Intuyo, con respecto a la fe, que hay dos tipos de seres afortunados: los que creen plenamente, o al menos lo hacen con sincera intensidad la mayor parte de sus días, y los que no creen —y ese no creer lo practican (sedicentemente al menos) con su mayor certeza—. Los otros, los que vivimos en esa zona intermedia que es el terreno lábil de la duda, no somos tan afortunados como ustedes los que estarían en cualquiera de esos extremos aparentes. Aquí la voz de Mahalia solo podría entonarnos acaso un Lord vacilante y confuso, pues no vivimos en la certeza, pero tampoco en esa otra extraña certidumbre de la descreencia. Ni paraíso-e-infierno, ni tampoco la nada del descampado radical; solo este sitio precario, cuerda floja y límite que se desplaza entre ese clamar “Dios mío” ante la incertidumbre de los días y ese inmediatamente preguntarnos “pero Dios, ¿realmente existes?”. Y otra pregunta, encadenada, escuece: ¿podrá algún día desaparecer el signo de interrogación que unas veces parece afirmar y otras negar… cíclicamente?

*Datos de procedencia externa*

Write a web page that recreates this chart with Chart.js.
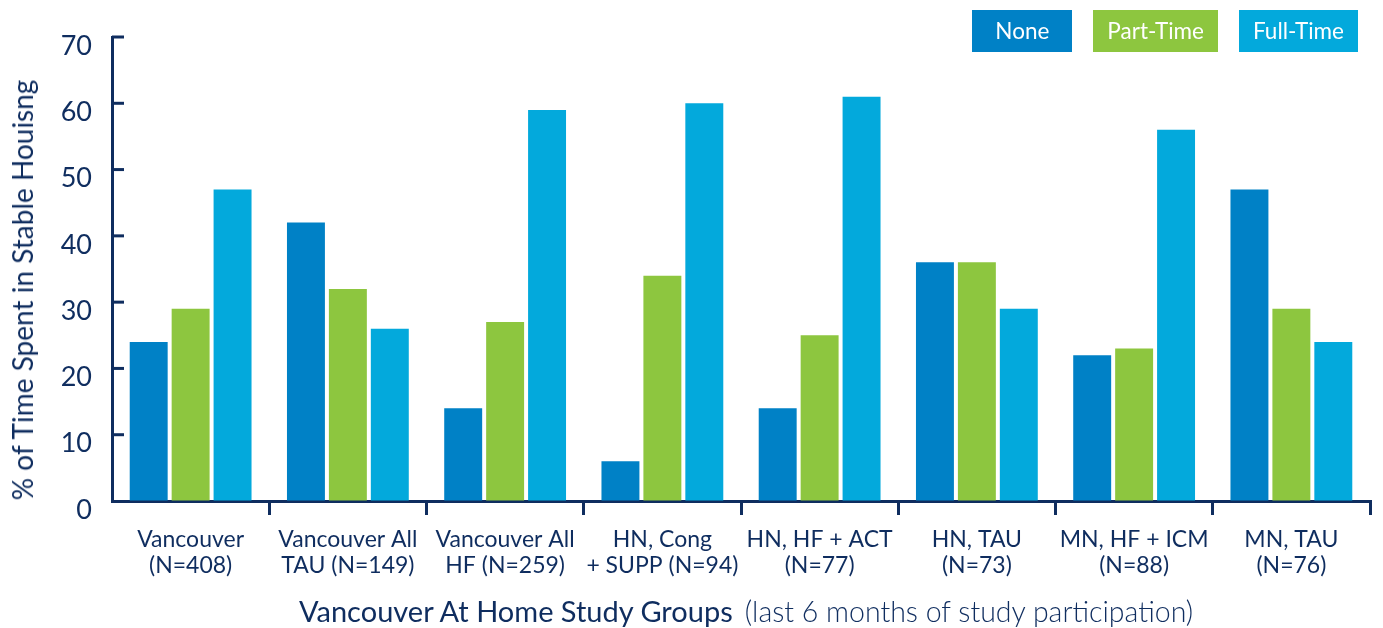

Mientras tanto yo celebro que haya tantos que, como tú, mi querido Armando, enuncien la palabra Dios sin signo de interrogación alguno, simple y jubilosamente como “Dios, existes”. Y de esa certeza da fe precisamente el brevísimo escrito que nos dejaste en tus últimos días: “Dicen que en el centro del huracán hay un eje de incólume calma. Es lo que siento ahora. En medio del malestar físico y el torbellino anímico Dios me ha concedido mantener una serenidad subyacente, un equilibrio psíquico, imbatible, que constituye un tesoro de la gracia. Sé que estoy en las manos del misterio inefable que llamamos Dios y de su tácita y explícita voluntad. Mi relación con ese misterio es una historia de amor, un antiguo romance. Él es para mí lo que ha sido siempre, desde mi remota niñez: el Amado. Estoy seguro de que, pase lo que pase conmigo, no me abandonará. Incluso en la hora de mi muerte podré decir, en virtud de ese amor indefectiblemente leal: ‘estoy a salvo”.

En ese modo de creer confieso tener una envidia de ti… no tan secreta ya. Pero también intuyo que no estoy sola en este sentimiento.